Part of buying a house is getting a mortgage; part of getting a mortgage is figuring out what repayments you can afford; figuring out what repayments you can afford requires budgeting; and to make a budget, you need to figure out what you spend already.
I use a program called Gnucash to track our spending. I export statements from internet banking, and Gnucash sucks the data in and categorises it.
Now I often run reports on a monthly basis in Gnucash, but there’s an obvious thing I should have been doing but only just thought about now.
Obviously, there are a lot of expenses that only happen once a year, like paying our insurance premium. And there are other expenses that are irregular, even though they’re certain, like holiday spending, or going to the doctor. So the right way to work them out for a monthly budget — we both get paid monthly, so that’s the best way to work it out for us — is to total expenses over a whole year, and then divide by 12. Or maybe even over two years, and divide by 24.
And what a sickening revelation that was. It turns out that there are things that I think of as “one-off” that really are recurring expenses, just not frequent or regular ones. For example, we spend quite a bit flying around the place visiting friends and relatives. I drink a lot. I buy $40 of books every month, on average. And so on.
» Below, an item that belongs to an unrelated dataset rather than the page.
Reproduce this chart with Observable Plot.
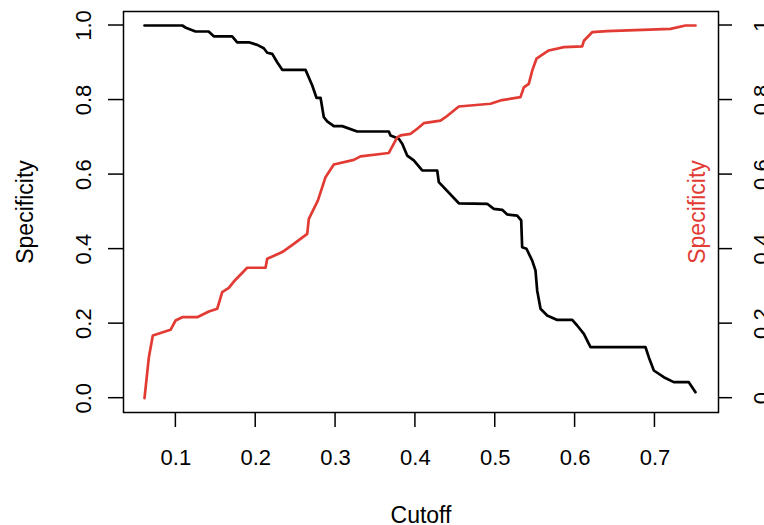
<!DOCTYPE html>
<html>
<head>
<meta charset="utf-8">
<script src="https://cdn.jsdelivr.net/npm/d3@7"></script>
<script src="https://cdn.jsdelivr.net/npm/@observablehq/plot@0.6"></script>
<style>
  html, body { margin: 0; padding: 0; background: #fff; overflow: hidden; }
  #chart svg { display: block; }
</style>
</head>
<body>
<div id="chart"></div>
<script>
// Black curve (decreasing) : cutoff, value
const blackCutoff = [0.0607,0.108,0.1125,0.1246,0.141,0.1475,0.1705,0.1768,0.1914,0.2019,0.2101,0.2144,0.2207,0.2269,0.2332,0.2624,0.2708,0.2761,0.2812,0.2853,0.2895,0.2978,0.3083,0.3271,0.3667,0.3688,0.3792,0.3835,0.3897,0.398,0.4085,0.4273,0.4293,0.4544,0.4899,0.4982,0.5087,0.515,0.5275,0.5325,0.5337,0.5391,0.5463,0.5504,0.5525,0.5567,0.565,0.5776,0.5964,0.6026,0.611,0.6193,0.6882,0.6923,0.6986,0.7111,0.7236,0.7424,0.7508];
const blackValue  = [1.0,1.0,0.994,0.984,0.984,0.971,0.971,0.955,0.955,0.948,0.939,0.927,0.924,0.9015,0.881,0.881,0.839,0.806,0.806,0.754,0.743,0.730,0.730,0.7156,0.7156,0.705,0.696,0.6826,0.651,0.638,0.611,0.611,0.5796,0.523,0.5216,0.508,0.5055,0.493,0.490,0.477,0.405,0.401,0.369,0.3426,0.289,0.240,0.222,0.210,0.210,0.195,0.1728,0.1368,0.1368,0.110,0.0743,0.0563,0.043,0.043,0.016];

// Red curve (increasing) : cutoff, value
const redCutoff = [0.0607,0.0662,0.0711,0.0933,0.0996,0.108,0.1267,0.1413,0.1518,0.158,0.1663,0.1726,0.1893,0.2123,0.2144,0.2332,0.2477,0.2645,0.2665,0.2778,0.2874,0.2978,0.3229,0.3312,0.3667,0.3772,0.3813,0.3938,0.4023,0.4105,0.4314,0.4377,0.4544,0.494,0.5066,0.5316,0.5358,0.542,0.5463,0.5516,0.567,0.5859,0.6089,0.611,0.6214,0.640,0.7195,0.7383,0.7508];
const redValue  = [0.0,0.110,0.168,0.1835,0.2085,0.2174,0.2174,0.2326,0.240,0.2844,0.296,0.313,0.350,0.350,0.374,0.392,0.414,0.441,0.481,0.530,0.593,0.627,0.6396,0.649,0.658,0.700,0.705,0.7094,0.723,0.738,0.745,0.754,0.7827,0.790,0.799,0.808,0.834,0.8436,0.879,0.911,0.933,0.942,0.944,0.959,0.982,0.985,0.991,1.0,1.0];

const xTicks = [0.1,0.2,0.3,0.4,0.5,0.6,0.7];
const xTickLabels = ["0.1","0.2","0.3","0.4","0.5","0.6","0.7"];
const yTicks = [0,0.2,0.4,0.6,0.8,1.0];
const yLeftLabels = ["0.0","0.2","0.4","0.6","0.8","1.0"];
const yRightLabels = ["0","0.2","0.4","0.6","0.8","1"];

const xLabel = "Cutoff";
const yLeftTitle = "Specificity";
const yRightTitle = "Specificity";

const black = blackCutoff.map((c, i) => ({c, v: blackValue[i]}));
const red = redCutoff.map((c, i) => ({c, v: redValue[i]}));
const xT = xTicks.map((t, i) => ({t, label: xTickLabels[i]}));
const yL = yTicks.map((t, i) => ({t, label: yLeftLabels[i]}));
const yR = yTicks.map((t, i) => ({t, label: yRightLabels[i]}));

const RED = "#e23b34";
const FONT = "'Liberation Sans', Arial, Helvetica, sans-serif";

const chart = Plot.plot({
  width: 764,
  height: 525,
  marginLeft: 123,
  marginRight: 46,
  marginTop: 11,
  marginBottom: 113,
  style: {fontFamily: FONT, background: "#fff", overflow: "hidden"},
  x: {domain: [0.0344, 0.7796], axis: null},
  y: {domain: [-0.0384, 1.0376], axis: null},
  marks: [
    Plot.frame({stroke: "#000", strokeWidth: 1.5}),
    // bottom tick labels
    Plot.text(xT, {x: "t", text: "label", frameAnchor: "bottom", dy: 52, fontSize: 22, fill: "#000", lineAnchor: "bottom", textAnchor: "middle"}),
    // left tick labels
    Plot.text(yL, {y: "t", text: "label", frameAnchor: "left", dx: -33, rotate: -90, fontSize: 22, fill: "#000", lineAnchor: "bottom", textAnchor: "middle"}),
    // right tick labels
    Plot.text(yR, {y: "t", text: "label", frameAnchor: "right", dx: 50, rotate: -90, fontSize: 22, fill: "#000", lineAnchor: "bottom", textAnchor: "middle"}),
    // titles
    Plot.text([xLabel], {text: d => d, frameAnchor: "bottom", dy: 110, fontSize: 23, fill: "#000", lineAnchor: "bottom", textAnchor: "middle"}),
    Plot.text([yLeftTitle], {text: d => d, frameAnchor: "left", dx: -91, rotate: -90, fontSize: 23, fill: "#000", lineAnchor: "bottom", textAnchor: "middle"}),
    Plot.text([yRightTitle], {text: d => d, frameAnchor: "right", dx: -13.5, rotate: -90, fontSize: 23, fill: RED, lineAnchor: "bottom", textAnchor: "middle"}),
    // curves
    Plot.line(black, {x: "c", y: "v", stroke: "#000", strokeWidth: 2.7, strokeLinejoin: "round"}),
    Plot.line(red, {x: "c", y: "v", stroke: RED, strokeWidth: 2.7, strokeLinejoin: "round"})
  ]
});

// axis tick segments positioned with the library's scales
const sx = chart.scale("x"), sy = chart.scale("y");
const svg = d3.select(chart);
const g = svg.append("g").attr("stroke", "#000").attr("stroke-width", 1.5);
xTicks.forEach(t => g.append("line").attr("x1", sx.apply(t)).attr("x2", sx.apply(t)).attr("y1", 412).attr("y2", 427));
yTicks.forEach(t => {
  g.append("line").attr("x1", 108).attr("x2", 123).attr("y1", sy.apply(t)).attr("y2", sy.apply(t));
  g.append("line").attr("x1", 718).attr("x2", 732).attr("y1", sy.apply(t)).attr("y2", sy.apply(t));
});

document.getElementById("chart").appendChild(chart);
</script>
</body>
</html>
The only comfort is that our grocery bill tells me that I am a supermarket ninja. We eat well on only $125 per week, and that includes a fair amount of wine and a teenage girl 12 weeks of the year. But apparently I have a long way to go in other departments.
I do sort of have a system for irregular stuff. I have an account called “bills” and put a fixed amount in it every month, and pay all the bills out of it, so if some months we spend less, there’s a buffer building up for the months when we spend more. But maybe it’s time to actually do a real business-style budget, with a forecast for the coming year, and a monthly update to track actual spending against the forecast.
As always, your suggestions on budgeting for irregular, infrequent things are welcome.